··· Data

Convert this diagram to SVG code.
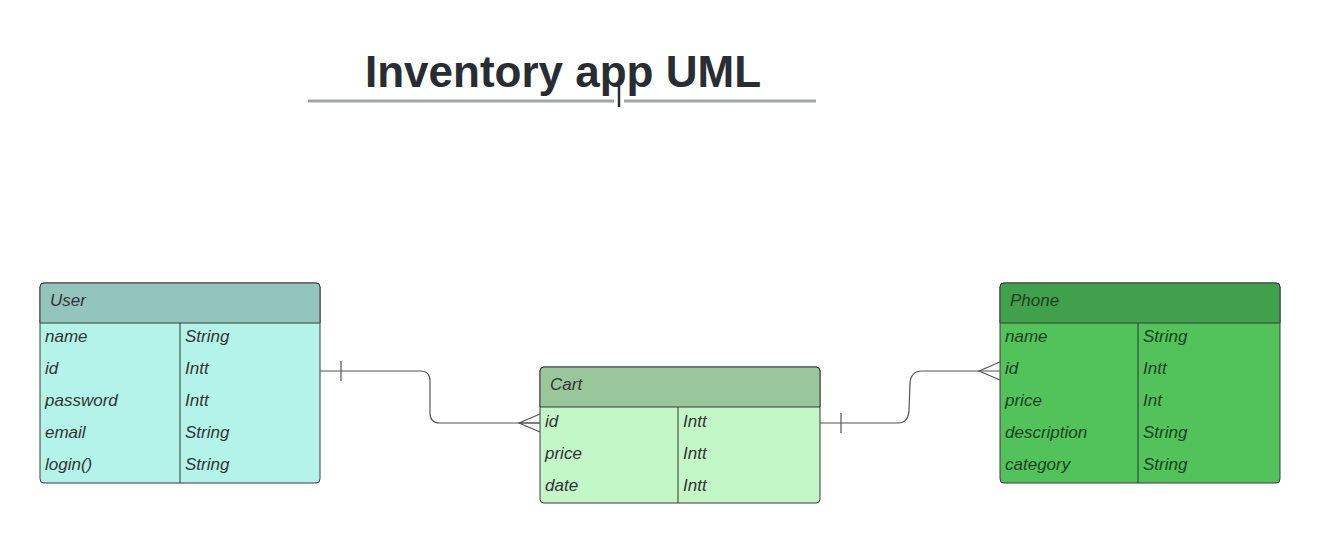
<svg xmlns="http://www.w3.org/2000/svg" width="1320" height="543" viewBox="0 0 1320 543">
<style>
text{font-family:"Liberation Sans",Arial,sans-serif;}
.t{font-size:17px;font-style:italic;fill:#333333;}
.tp{font-size:17px;font-style:italic;fill:#1d3f21;}
.box{stroke:#3a3a3a;stroke-width:1;}
.ln{stroke:#333;stroke-width:1;fill:none;}
.conn{fill:none;stroke:#555;stroke-width:1.2;}
</style>
<rect width="1320" height="543" fill="#ffffff"/>
<g id="title">
<text x="563" y="87" text-anchor="middle" font-size="44" font-weight="bold" fill="#282c33">Inventory app UML</text>
<line x1="308" y1="101" x2="614" y2="101" stroke="#a0a6ab" stroke-width="3"/>
<line x1="624" y1="101" x2="816" y2="101" stroke="#a0a6ab" stroke-width="3"/>
<line x1="619" y1="86" x2="619" y2="107" stroke="#282c33" stroke-width="2.5"/>
</g>
<g id="user">
<rect class="box" x="40" y="283" width="280" height="200" rx="4" fill="#b3f3ea"/>
<path d="M40,323 V287 a4,4 0 0 1 4,-4 H316 a4,4 0 0 1 4,4 V323 Z" fill="#93c5bd" class="box"/>
<line class="ln" x1="180" y1="323" x2="180" y2="483"/>
<text class="t" x="50" y="306">User</text>
<text class="t" x="45" y="342">name</text><text class="t" x="185" y="342">String</text>
<text class="t" x="45" y="374">id</text><text class="t" x="185" y="374">Intt</text>
<text class="t" x="45" y="406">password</text><text class="t" x="185" y="406">Intt</text>
<text class="t" x="45" y="438">email</text><text class="t" x="185" y="438">String</text>
<text class="t" x="45" y="470">login()</text><text class="t" x="185" y="470">String</text>
</g>
<g id="cart">
<rect class="box" x="540" y="367" width="280" height="136" rx="4" fill="#c3f7c8"/>
<path d="M540,407 V371 a4,4 0 0 1 4,-4 H816 a4,4 0 0 1 4,4 V407 Z" fill="#9ac69c" class="box"/>
<line class="ln" x1="678" y1="407" x2="678" y2="503"/>
<text class="t" x="550" y="390">Cart</text>
<text class="t" x="545" y="427">id</text><text class="t" x="683" y="427">Intt</text>
<text class="t" x="545" y="459">price</text><text class="t" x="683" y="459">Intt</text>
<text class="t" x="545" y="491">date</text><text class="t" x="683" y="491">Intt</text>
</g>
<g id="phone">
<rect class="box" x="1000" y="283" width="280" height="200" rx="4" fill="#52c35b"/>
<path d="M1000,323 V287 a4,4 0 0 1 4,-4 H1276 a4,4 0 0 1 4,4 V323 Z" fill="#41a04b" class="box"/>
<line class="ln" x1="1138" y1="323" x2="1138" y2="483"/>
<text class="tp" x="1010" y="306">Phone</text>
<text class="tp" x="1005" y="342">name</text><text class="tp" x="1143" y="342">String</text>
<text class="tp" x="1005" y="374">id</text><text class="tp" x="1143" y="374">Intt</text>
<text class="tp" x="1005" y="406">price</text><text class="tp" x="1143" y="406">Int</text>
<text class="tp" x="1005" y="438">description</text><text class="tp" x="1143" y="438">String</text>
<text class="tp" x="1005" y="470">category</text><text class="tp" x="1143" y="470">String</text>
</g>
<g id="connectors">
<path class="conn" d="M320,371 H420 Q430,371 430,381 V413 Q430,423 440,423 H540"/>
<line class="conn" x1="341" y1="361" x2="341" y2="381"/>
<path class="conn" d="M540,414 L519,423 L540,432 M519,423 H540"/>
<path class="conn" d="M820,423 H898 Q908,423 909,411 L910,383 Q911,371 922,371 H1000"/>
<line class="conn" x1="841" y1="413" x2="841" y2="433"/>
<path class="conn" d="M1000,362 L979,371 L1000,380"/>
</g>
</svg>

······

**Exercise directions**: Restate the data above word for word. Do not include the images.

**Final answer**:
Convert this diagram to SVG code.
<svg xmlns="http://www.w3.org/2000/svg" width="1320" height="543" viewBox="0 0 1320 543">
<style>
text{font-family:"Liberation Sans",Arial,sans-serif;}
.t{font-size:17px;font-style:italic;fill:#333333;}
.tp{font-size:17px;font-style:italic;fill:#1d3f21;}
.box{stroke:#3a3a3a;stroke-width:1;}
.ln{stroke:#333;stroke-width:1;fill:none;}
.conn{fill:none;stroke:#555;stroke-width:1.2;}
</style>
<rect width="1320" height="543" fill="#ffffff"/>
<g id="title">
<text x="563" y="87" text-anchor="middle" font-size="44" font-weight="bold" fill="#282c33">Inventory app UML</text>
<line x1="308" y1="101" x2="614" y2="101" stroke="#a0a6ab" stroke-width="3"/>
<line x1="624" y1="101" x2="816" y2="101" stroke="#a0a6ab" stroke-width="3"/>
<line x1="619" y1="86" x2="619" y2="107" stroke="#282c33" stroke-width="2.5"/>
</g>
<g id="user">
<rect class="box" x="40" y="283" width="280" height="200" rx="4" fill="#b3f3ea"/>
<path d="M40,323 V287 a4,4 0 0 1 4,-4 H316 a4,4 0 0 1 4,4 V323 Z" fill="#93c5bd" class="box"/>
<line class="ln" x1="180" y1="323" x2="180" y2="483"/>
<text class="t" x="50" y="306">User</text>
<text class="t" x="45" y="342">name</text><text class="t" x="185" y="342">String</text>
<text class="t" x="45" y="374">id</text><text class="t" x="185" y="374">Intt</text>
<text class="t" x="45" y="406">password</text><text class="t" x="185" y="406">Intt</text>
<text class="t" x="45" y="438">email</text><text class="t" x="185" y="438">String</text>
<text class="t" x="45" y="470">login()</text><text class="t" x="185" y="470">String</text>
</g>
<g id="cart">
<rect class="box" x="540" y="367" width="280" height="136" rx="4" fill="#c3f7c8"/>
<path d="M540,407 V371 a4,4 0 0 1 4,-4 H816 a4,4 0 0 1 4,4 V407 Z" fill="#9ac69c" class="box"/>
<line class="ln" x1="678" y1="407" x2="678" y2="503"/>
<text class="t" x="550" y="390">Cart</text>
<text class="t" x="545" y="427">id</text><text class="t" x="683" y="427">Intt</text>
<text class="t" x="545" y="459">price</text><text class="t" x="683" y="459">Intt</text>
<text class="t" x="545" y="491">date</text><text class="t" x="683" y="491">Intt</text>
</g>
<g id="phone">
<rect class="box" x="1000" y="283" width="280" height="200" rx="4" fill="#52c35b"/>
<path d="M1000,323 V287 a4,4 0 0 1 4,-4 H1276 a4,4 0 0 1 4,4 V323 Z" fill="#41a04b" class="box"/>
<line class="ln" x1="1138" y1="323" x2="1138" y2="483"/>
<text class="tp" x="1010" y="306">Phone</text>
<text class="tp" x="1005" y="342">name</text><text class="tp" x="1143" y="342">String</text>
<text class="tp" x="1005" y="374">id</text><text class="tp" x="1143" y="374">Intt</text>
<text class="tp" x="1005" y="406">price</text><text class="tp" x="1143" y="406">Int</text>
<text class="tp" x="1005" y="438">description</text><text class="tp" x="1143" y="438">String</text>
<text class="tp" x="1005" y="470">category</text><text class="tp" x="1143" y="470">String</text>
</g>
<g id="connectors">
<path class="conn" d="M320,371 H420 Q430,371 430,381 V413 Q430,423 440,423 H540"/>
<line class="conn" x1="341" y1="361" x2="341" y2="381"/>
<path class="conn" d="M540,414 L519,423 L540,432 M519,423 H540"/>
<path class="conn" d="M820,423 H898 Q908,423 909,411 L910,383 Q911,371 922,371 H1000"/>
<line class="conn" x1="841" y1="413" x2="841" y2="433"/>
<path class="conn" d="M1000,362 L979,371 L1000,380"/>
</g>
</svg>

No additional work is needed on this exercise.